#### TASK MATERIAL ####
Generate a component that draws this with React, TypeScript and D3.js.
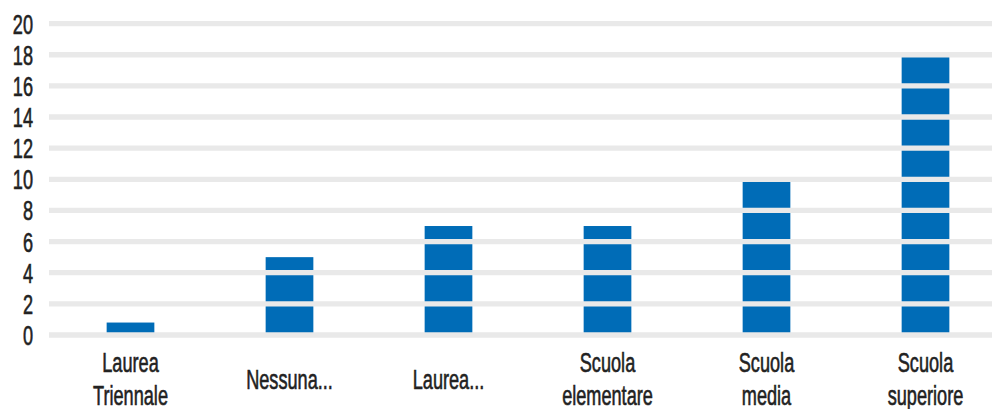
import React from "react";
import * as d3 from "d3";

const categories: string[][] = [
  ["Laurea", "Triennale"],
  ["Nessuna..."],
  ["Laurea..."],
  ["Scuola", "elementare"],
  ["Scuola", "media"],
  ["Scuola", "superiore"],
];
const values: number[] = [0.8, 5, 7, 7, 10, 18];
const yTicks: number[] = [0, 2, 4, 6, 8, 10, 12, 14, 16, 18, 20];

const W = 992;
const H = 409;
const FONT = "'Liberation Sans', Arial, sans-serif";
const SX = 0.66;

export default function App() {
  const keys = categories.map((c) => c.join(" "));
  const x = d3
    .scaleBand<string>()
    .domain(keys)
    .range([51, 1005])
    .paddingInner(0.7)
    .paddingOuter(0.35);
  const y = d3.scaleLinear().domain([0, 20]).range([335, 23.6]);

  return (
    <svg
      width={W}
      height={H}
      style={{ position: "absolute", left: 0, top: 0 }}
    >
      <rect width={W} height={H} fill="#ffffff" />
      {values.map((v, i) => (
        <rect
          key={keys[i]}
          x={x(keys[i])!}
          y={y(v)}
          width={x.bandwidth()}
          height={y(0) - y(v)}
          fill="#006cb7"
        />
      ))}
      {yTicks.map((t) => (
        <line
          key={"g" + t}
          x1={49}
          x2={W}
          y1={y(t)}
          y2={y(t)}
          stroke="#e9e9e9"
          strokeWidth={5.3}
        />
      ))}
      {yTicks.map((t) => (
        <text
          key={"t" + t}
          transform={`translate(33,${y(t) + 10}) scale(${SX},1)`}
          textAnchor="end"
          fontFamily={FONT}
          fontSize={27.5}
          fill="#222222"
          stroke="#222222"
          strokeWidth={0.6}
        >
          {t}
        </text>
      ))}
      {categories.map((lines, i) => {
        const cx = x(keys[i])! + x.bandwidth() / 2;
        const baseY = lines.length === 1 ? 388.5 : 372;
        return lines.map((ln, j) => (
          <text
            key={keys[i] + j}
            transform={`translate(${cx},${baseY + j * 33.3}) scale(${SX},1)`}
            textAnchor="middle"
            fontFamily={FONT}
            fontSize={27.5}
            fill="#222222"
            stroke="#222222"
            strokeWidth={0.6}
          >
            {ln}
          </text>
        ));
      })}
    </svg>
  );
}
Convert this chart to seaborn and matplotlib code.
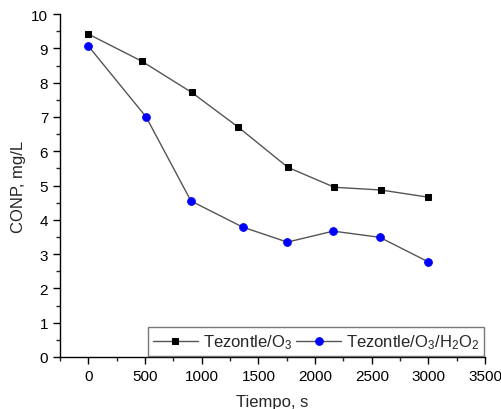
import numpy as np
import pandas as pd
import seaborn as sns
import matplotlib.pyplot as plt
from matplotlib.ticker import MultipleLocator, AutoMinorLocator

# Data
t_o3 = [0, 470, 910, 1320, 1760, 2170, 2580, 3000]
conp_o3 = [9.42, 8.63, 7.72, 6.71, 5.53, 4.95, 4.87, 4.66]
t_h2o2 = [0, 510, 905, 1360, 1755, 2160, 2570, 3000]
conp_h2o2 = [9.07, 7.0, 4.55, 3.79, 3.35, 3.67, 3.49, 2.77]

sns.set_style("ticks")
plt.rcParams['font.family'] = ['Liberation Sans', 'DejaVu Sans']
plt.rcParams['mathtext.default'] = 'regular'

fig = plt.figure(figsize=(5.02, 4.10), dpi=100)
ax = fig.add_axes([0.1195, 0.127, 0.847, 0.836])

sns.lineplot(x=t_o3, y=conp_o3, ax=ax, color='#555555', linewidth=1,
             marker='s', markersize=4.8, markerfacecolor='black',
             markeredgecolor='black', label='Tezontle/O$_3$')
sns.lineplot(x=t_h2o2, y=conp_h2o2, ax=ax, color='#555555', linewidth=1,
             marker='o', markersize=5.5, markerfacecolor='blue',
             markeredgecolor='blue', label='Tezontle/O$_3$/H$_2$O$_2$')

ax.set_xlim(-250, 3500)
ax.set_ylim(0, 10)
ax.xaxis.set_major_locator(MultipleLocator(500))
ax.xaxis.set_minor_locator(AutoMinorLocator(2))
ax.yaxis.set_major_locator(MultipleLocator(1))
ax.yaxis.set_minor_locator(AutoMinorLocator(2))
ax.tick_params(which='major', direction='out', length=5, width=1, labelsize=11, colors='black')
ax.tick_params(which='minor', direction='out', length=3, width=1)
for s in ['top', 'right']:
    ax.spines[s].set_visible(False)
for s in ['left', 'bottom']:
    ax.spines[s].set_color('black')
    ax.spines[s].set_linewidth(1)

ax.set_xlabel('Tiempo, s', fontsize=12, labelpad=8)
ax.set_ylabel('CONP, mg/L', fontsize=12)

leg = ax.legend(loc='lower right', ncol=2, fontsize=12, frameon=True, fancybox=False,
                edgecolor='#555555', handlelength=2.7, columnspacing=0.25,
                handletextpad=0.3, borderpad=0.3, borderaxespad=0.05)
leg.get_frame().set_linewidth(1)

fig.savefig('out.png', dpi=100)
####
» **WHAT IS REQUIRED**
Transcribe, exactly as written, the lines starting at the one with "Convert this chart" and ending at the one with "ax = fig.add_axes([0.1195, 0.127, 0.847, 0.836])", and nothing more. Pictures are not part of the copy.

» **ANSWER FOR THIS EXERCISE**
Convert this chart to seaborn and matplotlib code.
import numpy as np
import pandas as pd
import seaborn as sns
import matplotlib.pyplot as plt
from matplotlib.ticker import MultipleLocator, AutoMinorLocator

# Data
t_o3 = [0, 470, 910, 1320, 1760, 2170, 2580, 3000]
conp_o3 = [9.42, 8.63, 7.72, 6.71, 5.53, 4.95, 4.87, 4.66]
t_h2o2 = [0, 510, 905, 1360, 1755, 2160, 2570, 3000]
conp_h2o2 = [9.07, 7.0, 4.55, 3.79, 3.35, 3.67, 3.49, 2.77]

sns.set_style("ticks")
plt.rcParams['font.family'] = ['Liberation Sans', 'DejaVu Sans']
plt.rcParams['mathtext.default'] = 'regular'

fig = plt.figure(figsize=(5.02, 4.10), dpi=100)
ax = fig.add_axes([0.1195, 0.127, 0.847, 0.836])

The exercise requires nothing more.